Lan Samantha Chang

How did you become a writer?

Through a fixity of purpose, a fascination for stories, and a lack of other skills; despite parental disapprobation and straitened circumstances.

Name your writing influences (writers, books, teachers, etc.).

I grew up reading post World War II Jewish American writers such as Bernard Malamud, Philip Roth, etc. My teachers were James Alan McPherson, Margot Livesey, and Marilynne Robinson. I love Henry James, Patricia Highsmith, Toni Morrison, and Kazuo Ishiguro. I owe a lot to my students, who inspire me by always making it new.

When and where do you write?

In the last fifteen years, I've scraped out writing time whenever I can find it, between being a mother, a teacher, and an administrator. To finish my most recent novel, I went to number of writing residencies, for which I am grateful.

What are you working on now?

I'm filling out this questionnaire. To be honest, I can't write while I'm in the process of promoting a recently published novel.

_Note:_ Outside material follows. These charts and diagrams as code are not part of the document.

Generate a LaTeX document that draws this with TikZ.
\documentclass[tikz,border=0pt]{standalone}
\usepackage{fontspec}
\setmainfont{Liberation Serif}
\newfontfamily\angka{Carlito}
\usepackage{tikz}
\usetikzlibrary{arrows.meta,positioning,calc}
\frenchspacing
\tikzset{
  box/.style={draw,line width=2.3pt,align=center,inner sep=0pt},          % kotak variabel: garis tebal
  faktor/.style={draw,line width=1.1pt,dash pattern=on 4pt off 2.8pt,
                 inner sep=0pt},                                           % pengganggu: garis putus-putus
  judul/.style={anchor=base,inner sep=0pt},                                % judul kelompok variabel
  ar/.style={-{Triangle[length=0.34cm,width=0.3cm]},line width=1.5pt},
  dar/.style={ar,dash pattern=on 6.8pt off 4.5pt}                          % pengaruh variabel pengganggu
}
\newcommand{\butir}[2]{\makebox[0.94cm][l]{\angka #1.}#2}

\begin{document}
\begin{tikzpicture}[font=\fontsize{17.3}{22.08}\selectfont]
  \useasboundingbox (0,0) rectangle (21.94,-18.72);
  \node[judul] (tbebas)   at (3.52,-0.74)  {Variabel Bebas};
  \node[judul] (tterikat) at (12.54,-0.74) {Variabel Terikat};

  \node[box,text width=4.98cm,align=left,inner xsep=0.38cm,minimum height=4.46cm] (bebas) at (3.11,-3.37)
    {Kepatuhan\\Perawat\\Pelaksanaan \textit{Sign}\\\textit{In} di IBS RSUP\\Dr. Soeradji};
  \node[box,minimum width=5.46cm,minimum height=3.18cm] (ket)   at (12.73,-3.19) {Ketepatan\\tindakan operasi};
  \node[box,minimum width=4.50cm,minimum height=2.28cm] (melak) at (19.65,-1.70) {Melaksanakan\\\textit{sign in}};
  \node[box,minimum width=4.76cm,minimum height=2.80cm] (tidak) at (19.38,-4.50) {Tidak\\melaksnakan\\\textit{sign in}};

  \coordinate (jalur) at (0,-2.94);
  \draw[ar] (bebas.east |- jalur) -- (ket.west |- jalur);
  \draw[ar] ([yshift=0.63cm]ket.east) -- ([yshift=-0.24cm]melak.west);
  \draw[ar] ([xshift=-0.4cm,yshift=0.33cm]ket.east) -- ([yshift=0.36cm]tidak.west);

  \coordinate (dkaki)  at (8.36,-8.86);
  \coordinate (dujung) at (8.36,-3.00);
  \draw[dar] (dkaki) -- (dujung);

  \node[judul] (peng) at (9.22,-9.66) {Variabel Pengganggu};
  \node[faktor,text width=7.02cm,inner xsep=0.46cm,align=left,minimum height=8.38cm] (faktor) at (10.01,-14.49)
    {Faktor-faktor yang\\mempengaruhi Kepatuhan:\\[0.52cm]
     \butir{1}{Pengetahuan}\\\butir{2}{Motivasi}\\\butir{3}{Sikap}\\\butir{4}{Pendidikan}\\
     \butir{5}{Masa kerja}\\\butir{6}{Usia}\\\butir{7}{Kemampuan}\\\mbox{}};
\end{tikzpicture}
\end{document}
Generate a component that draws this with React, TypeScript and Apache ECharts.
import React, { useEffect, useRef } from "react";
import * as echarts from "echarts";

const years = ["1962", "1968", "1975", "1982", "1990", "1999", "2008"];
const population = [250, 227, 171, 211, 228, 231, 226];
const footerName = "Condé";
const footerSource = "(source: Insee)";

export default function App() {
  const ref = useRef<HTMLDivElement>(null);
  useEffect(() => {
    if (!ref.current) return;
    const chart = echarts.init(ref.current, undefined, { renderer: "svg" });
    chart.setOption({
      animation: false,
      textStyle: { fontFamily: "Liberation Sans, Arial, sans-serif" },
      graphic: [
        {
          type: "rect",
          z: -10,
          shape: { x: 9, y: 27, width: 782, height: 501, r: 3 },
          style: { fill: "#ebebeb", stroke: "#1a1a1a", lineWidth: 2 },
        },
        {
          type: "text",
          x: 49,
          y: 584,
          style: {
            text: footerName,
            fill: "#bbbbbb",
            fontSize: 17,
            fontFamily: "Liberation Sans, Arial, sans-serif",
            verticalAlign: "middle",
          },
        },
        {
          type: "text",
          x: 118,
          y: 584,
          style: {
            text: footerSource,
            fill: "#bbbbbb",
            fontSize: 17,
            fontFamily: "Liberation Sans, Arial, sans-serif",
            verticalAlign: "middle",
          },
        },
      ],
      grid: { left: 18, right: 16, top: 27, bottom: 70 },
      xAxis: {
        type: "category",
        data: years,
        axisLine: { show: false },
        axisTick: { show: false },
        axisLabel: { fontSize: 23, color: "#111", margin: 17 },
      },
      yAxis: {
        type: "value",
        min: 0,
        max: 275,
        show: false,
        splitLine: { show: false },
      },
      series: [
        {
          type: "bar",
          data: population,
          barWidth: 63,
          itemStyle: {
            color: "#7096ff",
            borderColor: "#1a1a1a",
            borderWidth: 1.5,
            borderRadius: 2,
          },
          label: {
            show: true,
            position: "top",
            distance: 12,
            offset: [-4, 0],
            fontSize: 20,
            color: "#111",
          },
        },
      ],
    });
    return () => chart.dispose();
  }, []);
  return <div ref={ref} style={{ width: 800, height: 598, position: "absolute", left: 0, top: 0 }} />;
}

Have you ever suffered from writer’s block?

I hate the time between ideas--not blocked, exactly, but casting about, scanning the horizon for the next project.

What’s the best writing advice you’ve ever received?

"A thing worth doing is worth doing badly." My late mentor, Eavan Boland, used this rough approximation of the G.K. Chesterton quote, and it always loosens me up in the drafty beginnings of things. Eavan also used to quote this line that has been attributed to Robert Frost, "The only way out is through."

What’s your advice to new writers?

I would advise new writers not to think about publication until they've put their time, focus, and passion into serving the project itself. Writing is the best part of it. 

Lan Samantha Chang is the recipient of fellowships from the Guggenheim Foundation, the Radcliffe Institute for Advanced Study at Harvard, and the National Endowment for the Arts. Her first book, Hunger (1998), was a finalist for the Los Angeles Times Art Seidenbaum Award. Her second book, Inheritance (2004) won the PEN Open Book Award. She has also published the novels All Is Forgotten (2011), Nothing Is Lost (2010) and The Family Chao (2022). Her work has appeared in The Atlantic Monthly and The Best American Short Stories. A recent recipient of the Berlin Prize, she is a professor at the University of Iowa, where she directs the Iowa Writers' Workshop.